**TO DO**
Set the listing down again exactly, please, apart from its pictures.

** Start DATASET EXCERPT **

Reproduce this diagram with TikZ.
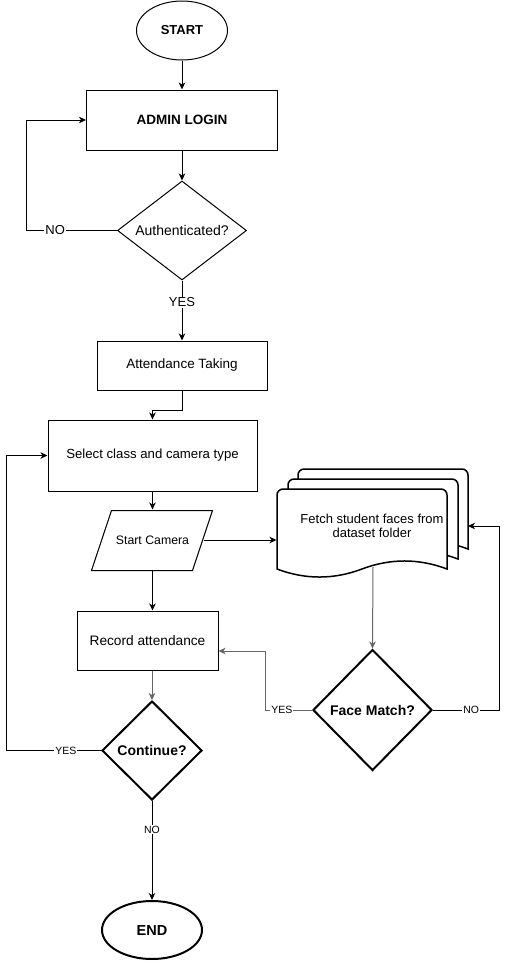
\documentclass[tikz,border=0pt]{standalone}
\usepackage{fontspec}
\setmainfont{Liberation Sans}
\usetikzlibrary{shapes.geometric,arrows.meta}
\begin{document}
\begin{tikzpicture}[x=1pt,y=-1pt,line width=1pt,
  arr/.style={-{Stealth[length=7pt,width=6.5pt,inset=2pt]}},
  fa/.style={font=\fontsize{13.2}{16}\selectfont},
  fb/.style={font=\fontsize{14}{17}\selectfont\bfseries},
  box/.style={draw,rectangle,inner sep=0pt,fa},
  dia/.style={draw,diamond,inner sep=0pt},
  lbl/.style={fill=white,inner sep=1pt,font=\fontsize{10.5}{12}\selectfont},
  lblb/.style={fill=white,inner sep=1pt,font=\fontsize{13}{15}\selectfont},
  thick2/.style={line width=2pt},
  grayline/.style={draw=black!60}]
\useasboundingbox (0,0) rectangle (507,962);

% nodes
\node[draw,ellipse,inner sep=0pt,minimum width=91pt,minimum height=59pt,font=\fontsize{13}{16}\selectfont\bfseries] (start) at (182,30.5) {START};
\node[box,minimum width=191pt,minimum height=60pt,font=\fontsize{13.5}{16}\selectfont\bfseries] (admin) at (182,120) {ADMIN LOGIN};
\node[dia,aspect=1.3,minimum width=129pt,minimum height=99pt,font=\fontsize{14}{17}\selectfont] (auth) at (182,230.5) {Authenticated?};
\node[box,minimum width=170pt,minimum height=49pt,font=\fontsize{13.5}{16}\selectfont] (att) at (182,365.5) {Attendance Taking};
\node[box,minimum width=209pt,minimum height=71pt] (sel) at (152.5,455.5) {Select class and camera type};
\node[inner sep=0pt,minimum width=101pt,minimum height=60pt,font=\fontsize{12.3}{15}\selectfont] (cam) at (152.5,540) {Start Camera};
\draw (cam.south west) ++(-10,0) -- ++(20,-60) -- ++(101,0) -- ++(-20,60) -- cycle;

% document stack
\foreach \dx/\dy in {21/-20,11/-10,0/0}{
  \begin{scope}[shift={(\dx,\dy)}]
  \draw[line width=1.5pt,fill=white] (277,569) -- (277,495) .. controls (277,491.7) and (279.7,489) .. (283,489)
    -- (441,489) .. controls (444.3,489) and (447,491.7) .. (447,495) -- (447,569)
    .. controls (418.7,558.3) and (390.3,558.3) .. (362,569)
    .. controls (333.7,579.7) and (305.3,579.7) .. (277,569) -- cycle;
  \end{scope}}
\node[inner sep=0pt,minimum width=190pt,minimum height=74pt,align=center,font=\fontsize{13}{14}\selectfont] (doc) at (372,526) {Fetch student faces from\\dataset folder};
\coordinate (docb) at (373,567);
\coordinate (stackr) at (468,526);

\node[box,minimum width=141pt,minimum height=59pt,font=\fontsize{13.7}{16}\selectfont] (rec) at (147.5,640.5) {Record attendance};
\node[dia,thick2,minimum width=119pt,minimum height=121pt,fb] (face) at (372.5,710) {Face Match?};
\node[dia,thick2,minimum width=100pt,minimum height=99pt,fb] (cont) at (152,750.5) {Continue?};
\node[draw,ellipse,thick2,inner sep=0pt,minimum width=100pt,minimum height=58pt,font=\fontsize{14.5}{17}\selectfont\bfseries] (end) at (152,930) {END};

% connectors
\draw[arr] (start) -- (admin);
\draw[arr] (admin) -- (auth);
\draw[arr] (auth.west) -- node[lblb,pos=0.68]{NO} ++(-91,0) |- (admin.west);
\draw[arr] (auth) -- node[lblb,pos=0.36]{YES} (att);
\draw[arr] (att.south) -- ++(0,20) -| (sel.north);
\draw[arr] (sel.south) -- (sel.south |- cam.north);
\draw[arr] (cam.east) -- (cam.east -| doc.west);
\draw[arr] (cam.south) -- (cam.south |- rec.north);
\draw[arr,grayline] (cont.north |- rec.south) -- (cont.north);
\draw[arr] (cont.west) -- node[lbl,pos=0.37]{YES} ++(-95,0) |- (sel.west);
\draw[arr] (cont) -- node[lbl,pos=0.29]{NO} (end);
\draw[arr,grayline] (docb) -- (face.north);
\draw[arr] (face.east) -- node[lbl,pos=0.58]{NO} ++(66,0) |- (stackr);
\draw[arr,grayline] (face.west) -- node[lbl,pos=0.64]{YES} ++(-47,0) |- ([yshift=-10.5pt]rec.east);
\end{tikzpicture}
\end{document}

** End DATASET EXCERPT **

**EXERCISE RESULT**
Reproduce this diagram with TikZ.
\documentclass[tikz,border=0pt]{standalone}
\usepackage{fontspec}
\setmainfont{Liberation Sans}
\usetikzlibrary{shapes.geometric,arrows.meta}
\begin{document}
\begin{tikzpicture}[x=1pt,y=-1pt,line width=1pt,
  arr/.style={-{Stealth[length=7pt,width=6.5pt,inset=2pt]}},
  fa/.style={font=\fontsize{13.2}{16}\selectfont},
  fb/.style={font=\fontsize{14}{17}\selectfont\bfseries},
  box/.style={draw,rectangle,inner sep=0pt,fa},
  dia/.style={draw,diamond,inner sep=0pt},
  lbl/.style={fill=white,inner sep=1pt,font=\fontsize{10.5}{12}\selectfont},
  lblb/.style={fill=white,inner sep=1pt,font=\fontsize{13}{15}\selectfont},
  thick2/.style={line width=2pt},
  grayline/.style={draw=black!60}]
\useasboundingbox (0,0) rectangle (507,962);

% nodes
\node[draw,ellipse,inner sep=0pt,minimum width=91pt,minimum height=59pt,font=\fontsize{13}{16}\selectfont\bfseries] (start) at (182,30.5) {START};
\node[box,minimum width=191pt,minimum height=60pt,font=\fontsize{13.5}{16}\selectfont\bfseries] (admin) at (182,120) {ADMIN LOGIN};
\node[dia,aspect=1.3,minimum width=129pt,minimum height=99pt,font=\fontsize{14}{17}\selectfont] (auth) at (182,230.5) {Authenticated?};
\node[box,minimum width=170pt,minimum height=49pt,font=\fontsize{13.5}{16}\selectfont] (att) at (182,365.5) {Attendance Taking};
\node[box,minimum width=209pt,minimum height=71pt] (sel) at (152.5,455.5) {Select class and camera type};
\node[inner sep=0pt,minimum width=101pt,minimum height=60pt,font=\fontsize{12.3}{15}\selectfont] (cam) at (152.5,540) {Start Camera};
\draw (cam.south west) ++(-10,0) -- ++(20,-60) -- ++(101,0) -- ++(-20,60) -- cycle;

% document stack
\foreach \dx/\dy in {21/-20,11/-10,0/0}{
  \begin{scope}[shift={(\dx,\dy)}]
  \draw[line width=1.5pt,fill=white] (277,569) -- (277,495) .. controls (277,491.7) and (279.7,489) .. (283,489)
    -- (441,489) .. controls (444.3,489) and (447,491.7) .. (447,495) -- (447,569)
    .. controls (418.7,558.3) and (390.3,558.3) .. (362,569)
    .. controls (333.7,579.7) and (305.3,579.7) .. (277,569) -- cycle;
  \end{scope}}
\node[inner sep=0pt,minimum width=190pt,minimum height=74pt,align=center,font=\fontsize{13}{14}\selectfont] (doc) at (372,526) {Fetch student faces from\\dataset folder};
\coordinate (docb) at (373,567);
\coordinate (stackr) at (468,526);

\node[box,minimum width=141pt,minimum height=59pt,font=\fontsize{13.7}{16}\selectfont] (rec) at (147.5,640.5) {Record attendance};
\node[dia,thick2,minimum width=119pt,minimum height=121pt,fb] (face) at (372.5,710) {Face Match?};
\node[dia,thick2,minimum width=100pt,minimum height=99pt,fb] (cont) at (152,750.5) {Continue?};
\node[draw,ellipse,thick2,inner sep=0pt,minimum width=100pt,minimum height=58pt,font=\fontsize{14.5}{17}\selectfont\bfseries] (end) at (152,930) {END};

% connectors
\draw[arr] (start) -- (admin);
\draw[arr] (admin) -- (auth);
\draw[arr] (auth.west) -- node[lblb,pos=0.68]{NO} ++(-91,0) |- (admin.west);
\draw[arr] (auth) -- node[lblb,pos=0.36]{YES} (att);
\draw[arr] (att.south) -- ++(0,20) -| (sel.north);
\draw[arr] (sel.south) -- (sel.south |- cam.north);
\draw[arr] (cam.east) -- (cam.east -| doc.west);
\draw[arr] (cam.south) -- (cam.south |- rec.north);
\draw[arr,grayline] (cont.north |- rec.south) -- (cont.north);
\draw[arr] (cont.west) -- node[lbl,pos=0.37]{YES} ++(-95,0) |- (sel.west);
\draw[arr] (cont) -- node[lbl,pos=0.29]{NO} (end);
\draw[arr,grayline] (docb) -- (face.north);
\draw[arr] (face.east) -- node[lbl,pos=0.58]{NO} ++(66,0) |- (stackr);
\draw[arr,grayline] (face.west) -- node[lbl,pos=0.64]{YES} ++(-47,0) |- ([yshift=-10.5pt]rec.east);
\end{tikzpicture}
\end{document}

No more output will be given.